• _TASK INSTRUCTIONS_:
Exactly retype the lines from the top of the data through the line containing "77.5, 79, 80];", leaving out every picture.

• _DATA SEGMENT_:
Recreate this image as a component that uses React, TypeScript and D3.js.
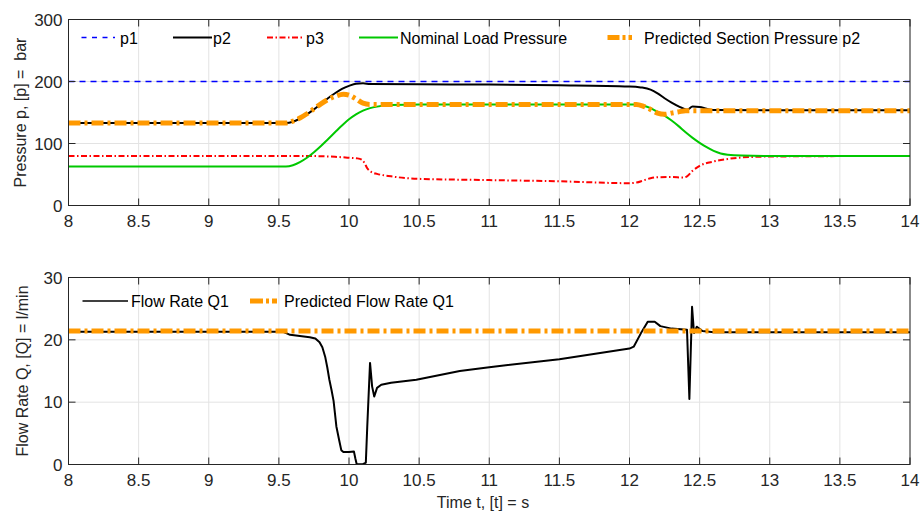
import React from 'react';
import * as d3 from 'd3';

// ---------- data ----------
const xTicks = [8, 8.5, 9, 9.5, 10, 10.5, 11, 11.5, 12, 12.5, 13, 13.5, 14];
const xTickLabels = ['8', '8.5', '9', '9.5', '10', '10.5', '11', '11.5', '12', '12.5', '13', '13.5', '14'];
const pTicks = [0, 100, 200, 300];
const qTicks = [0, 10, 20, 30];

const p1T = [8, 14];
const p1V = [200, 200];

const p2T = [8, 9.55, 9.6, 9.65, 9.7, 9.75, 9.8, 9.85, 9.9, 9.95, 10.0, 10.05, 10.1, 10.15, 10.5, 11, 11.5, 12.0, 12.08, 12.15, 12.2, 12.25, 12.3, 12.35, 12.41, 12.45, 12.5, 12.55, 12.6, 13, 14];
const p2V = [133, 133, 135, 140, 147, 155, 164, 173, 181, 188, 193, 196.5, 197, 196, 195.5, 195, 194, 192, 190.5, 187, 181, 173, 166, 160, 154.5, 159.5, 159, 156, 154, 153.5, 153.5];

const p3T = [8, 9.7, 9.8, 9.9, 10.0, 10.06, 10.09, 10.11, 10.13, 10.16, 10.2, 10.3, 10.5, 11, 11.5, 12.0, 12.05, 12.1, 12.15, 12.2, 12.3, 12.38, 12.41, 12.45, 12.5, 12.6, 12.7, 12.8, 13, 14];
const p3V = [80, 80, 79.5, 78.5, 77, 76, 74, 69, 60, 54, 51, 47, 43, 41, 39, 36, 37, 40.5, 44, 45.5, 46, 45, 47, 56, 64, 71, 75, 77.5, 79, 80];

const nomT = [8, 9.55, 9.6, 9.65, 9.7, 9.75, 9.8, 9.85, 9.9, 9.95, 10.0, 10.05, 10.1, 10.15, 10.2, 10.3, 10.5, 12.05, 12.1, 12.15, 12.2, 12.25, 12.3, 12.35, 12.4, 12.45, 12.5, 12.55, 12.6, 12.65, 12.7, 12.8, 13, 14];
const nomV = [63, 63, 65, 70, 77, 86, 96, 107, 118, 129, 139, 147, 153, 157, 159.5, 162, 163, 163, 161, 157, 151, 145, 137, 128, 118, 109, 101, 94, 88, 84, 82, 80.5, 80, 80];

const predPT = [8, 9.55, 9.6, 9.65, 9.7, 9.75, 9.8, 9.85, 9.9, 9.96, 10.0, 10.05, 10.1, 10.15, 12.05, 12.1, 12.15, 12.2, 12.25, 12.3, 12.35, 12.4, 14];
const predPV = [133, 133, 136, 141, 148, 156, 164, 171, 176, 179.5, 178, 172, 165, 163, 163, 160, 155, 149, 147, 149, 151, 153, 153];

const qT = [8, 9.53, 9.56, 9.58, 9.65, 9.72, 9.76, 9.79, 9.81, 9.83, 9.845, 9.86, 9.875, 9.89, 9.91, 9.93, 9.945, 9.96, 10.0, 10.035, 10.045, 10.055, 10.1, 10.12, 10.13, 10.15, 10.165, 10.18, 10.2, 10.23, 10.3, 10.48, 10.79, 11, 11.5, 12.0, 12.03, 12.08, 12.13, 12.18, 12.22, 12.3, 12.41, 12.427, 12.446, 12.46, 12.48, 12.52, 12.6, 14];
const qV = [21.3, 21.3, 21.0, 20.8, 20.6, 20.4, 20.2, 19.6, 18.8, 17.3, 15.6, 13.6, 12.0, 10.2, 6.1, 3.9, 2.3, 2.0, 2.0, 2.1, 1.0, 0.05, 0.05, 0.3, 6, 16.3, 12.5, 10.9, 12.3, 12.8, 13.1, 13.6, 15.0, 15.6, 16.9, 18.6, 18.9, 21, 22.9, 22.9, 22.2, 21.8, 21.6, 10.5, 25.3, 21.1, 22.1, 21.4, 21.2, 21.2];

const predQT = [8, 14];
const predQV = [21.4, 21.4];

// ---------- layout ----------
const W = 920;
const H = 513;
const X0 = 68.5;
const X1 = 910;
const font = '"Liberation Sans", Arial, Helvetica, sans-serif';

const x = d3.scaleLinear().domain([8, 14]).range([X0, X1]);
const yP = d3.scaleLinear().domain([0, 300]).range([205.5, 19.5]);
const yQ = d3.scaleLinear().domain([0, 30]).range([464.5, 277.5]);

type Pt = [number, number];
const zip = (t: number[], v: number[]): Pt[] => t.map((tt, i) => [tt, v[i]]);

const smoothP = d3.line<Pt>().x(d => x(d[0])).y(d => yP(d[1])).curve(d3.curveMonotoneX);
const linQ = d3.line<Pt>().x(d => x(d[0])).y(d => yQ(d[1]));

const BLUE = '#0000ff';
const RED = '#ff0000';
const GREEN = '#00c800';
const ORANGE = '#ff9900';
const AXIS = '#262626';
const GRID = '#e3e3e3';

function Axes(props: { y: d3.ScaleLinear<number, number>; yTicks: number[]; id: string; children: React.ReactNode; label: string; labelX: number }) {
  const { y, yTicks, id, children, label, labelX } = props;
  const [yb, yt] = y.range();
  const tl = 7;
  return (
    <g>
      <defs>
        <clipPath id={id}>
          <rect x={X0} y={yt - 3} width={X1 - X0} height={yb - yt + 3} />
        </clipPath>
      </defs>
      <rect x={X0} y={yt} width={X1 - X0} height={yb - yt} fill="#fff" />
      {xTicks.map(t => (
        <line key={'gx' + t} x1={x(t)} x2={x(t)} y1={yt} y2={yb} stroke={GRID} strokeWidth={1} />
      ))}
      {yTicks.map(t => (
        <line key={'gy' + t} x1={X0} x2={X1} y1={y(t)} y2={y(t)} stroke={GRID} strokeWidth={1} />
      ))}
      <g clipPath={`url(#${id})`}>{children}</g>
      <rect x={X0} y={yt} width={X1 - X0} height={yb - yt} fill="none" stroke={AXIS} strokeWidth={1} />
      {xTicks.map(t => (
        <g key={'tx' + t}>
          <line x1={x(t)} x2={x(t)} y1={yb} y2={yb - tl} stroke={AXIS} />
          <line x1={x(t)} x2={x(t)} y1={yt} y2={yt + tl} stroke={AXIS} />
        </g>
      ))}
      {yTicks.map(t => (
        <g key={'ty' + t}>
          <line x1={X0} x2={X0 + tl} y1={y(t)} y2={y(t)} stroke={AXIS} />
          <line x1={X1} x2={X1 - tl} y1={y(t)} y2={y(t)} stroke={AXIS} />
        </g>
      ))}
      {xTicks.map((t, i) => (
        <text key={'lx' + t} x={x(t)} y={yb + 21} textAnchor="middle" fontSize={17} fill="#262626" fontFamily={font}>
          {xTickLabels[i]}
        </text>
      ))}
      {yTicks.map(t => (
        <text key={'ly' + t} x={X0 - 6} y={y(t) + 6} textAnchor="end" fontSize={17} fill="#262626" fontFamily={font}>
          {t}
        </text>
      ))}
      <text
        transform={`translate(${labelX},${(yb + yt) / 2}) rotate(-90)`}
        textAnchor="middle"
        fontSize={16}
        fill="#262626"
        fontFamily={font}
        style={{ whiteSpace: 'pre' }}
      >
        {label}
      </text>
    </g>
  );
}

export default function App() {
  const orangeDash = '12,4,3,4';
  const redDash = '6,2.5,1.5,2.5';
  const blueDash = '6,5';
  const legY1 = 37.5;
  const legY2 = 301;
  return (
    <svg width={W} height={H} style={{ position: 'absolute', left: 0, top: 0, background: '#fff' }}>
      <rect x={0} y={0} width={W} height={H} fill="#fff" />
      <Axes y={yP} yTicks={pTicks} id="clipTop" label="Pressure p, [p] =  bar" labelX={26}>
        <path d={smoothP(zip(p1T, p1V)) || ''} fill="none" stroke={BLUE} strokeWidth={1.5} strokeDasharray={blueDash} />
        <path d={smoothP(zip(p2T, p2V)) || ''} fill="none" stroke="#000" strokeWidth={2} />
        <path d={smoothP(zip(p3T, p3V)) || ''} fill="none" stroke={RED} strokeWidth={2} strokeDasharray={redDash} />
        <path d={smoothP(zip(nomT, nomV)) || ''} fill="none" stroke={GREEN} strokeWidth={2} />
        <path d={smoothP(zip(predPT, predPV)) || ''} fill="none" stroke={ORANGE} strokeWidth={5} strokeDasharray={orangeDash} />
      </Axes>
      {/* top legend */}
      <g fontFamily={font} fontSize={16} fill="#000">
        <line x1={81.5} x2={115} y1={legY1} y2={legY1} stroke={BLUE} strokeWidth={1.5} strokeDasharray="5,5.5" />
        <text x={120} y={legY1 + 6}>p1</text>
        <line x1={173} x2={212} y1={legY1} y2={legY1} stroke="#000" strokeWidth={2} />
        <text x={213} y={legY1 + 6}>p2</text>
        <line x1={267} x2={302} y1={legY1} y2={legY1} stroke={RED} strokeWidth={2} strokeDasharray={redDash} />
        <text x={306} y={legY1 + 6}>p3</text>
        <line x1={359} x2={398} y1={legY1} y2={legY1} stroke={GREEN} strokeWidth={2} />
        <text x={400} y={legY1 + 6}>Nominal Load Pressure</text>
        <line x1={607.5} x2={632} y1={legY1} y2={legY1} stroke={ORANGE} strokeWidth={5} strokeDasharray="12,3,3,3" />
        <text x={644} y={legY1 + 6}>Predicted Section Pressure p2</text>
      </g>

      <Axes y={yQ} yTicks={qTicks} id="clipBot" label="Flow Rate Q, [Q] = l/min" labelX={28}>
        <path d={linQ(zip(qT, qV)) || ''} fill="none" stroke="#000" strokeWidth={2} strokeLinejoin="round" />
        <path d={linQ(zip(predQT, predQV)) || ''} fill="none" stroke={ORANGE} strokeWidth={5} strokeDasharray={orangeDash} />
      </Axes>
      {/* bottom legend */}
      <g fontFamily={font} fontSize={16} fill="#000">
        <line x1={82.5} x2={128} y1={legY2} y2={legY2} stroke="#000" strokeWidth={1.5} />
        <text x={131} y={legY2 + 6}>Flow Rate Q1</text>
        <line x1={250} x2={277} y1={legY2} y2={legY2} stroke={ORANGE} strokeWidth={5} strokeDasharray="13,3,3,3" />
        <text x={284} y={legY2 + 6}>Predicted Flow Rate Q1</text>
      </g>

      <text x={483} y={508} textAnchor="middle" fontSize={16} fill="#262626" fontFamily={font}>
        Time t, [t] = s
      </text>
    </svg>
  );
}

• _EXERCISE RESPONSE_:
Recreate this image as a component that uses React, TypeScript and D3.js.
import React from 'react';
import * as d3 from 'd3';

// ---------- data ----------
const xTicks = [8, 8.5, 9, 9.5, 10, 10.5, 11, 11.5, 12, 12.5, 13, 13.5, 14];
const xTickLabels = ['8', '8.5', '9', '9.5', '10', '10.5', '11', '11.5', '12', '12.5', '13', '13.5', '14'];
const pTicks = [0, 100, 200, 300];
const qTicks = [0, 10, 20, 30];

const p1T = [8, 14];
const p1V = [200, 200];

const p2T = [8, 9.55, 9.6, 9.65, 9.7, 9.75, 9.8, 9.85, 9.9, 9.95, 10.0, 10.05, 10.1, 10.15, 10.5, 11, 11.5, 12.0, 12.08, 12.15, 12.2, 12.25, 12.3, 12.35, 12.41, 12.45, 12.5, 12.55, 12.6, 13, 14];
const p2V = [133, 133, 135, 140, 147, 155, 164, 173, 181, 188, 193, 196.5, 197, 196, 195.5, 195, 194, 192, 190.5, 187, 181, 173, 166, 160, 154.5, 159.5, 159, 156, 154, 153.5, 153.5];

const p3T = [8, 9.7, 9.8, 9.9, 10.0, 10.06, 10.09, 10.11, 10.13, 10.16, 10.2, 10.3, 10.5, 11, 11.5, 12.0, 12.05, 12.1, 12.15, 12.2, 12.3, 12.38, 12.41, 12.45, 12.5, 12.6, 12.7, 12.8, 13, 14];
const p3V = [80, 80, 79.5, 78.5, 77, 76, 74, 69, 60, 54, 51, 47, 43, 41, 39, 36, 37, 40.5, 44, 45.5, 46, 45, 47, 56, 64, 71, 75, 77.5, 79, 80];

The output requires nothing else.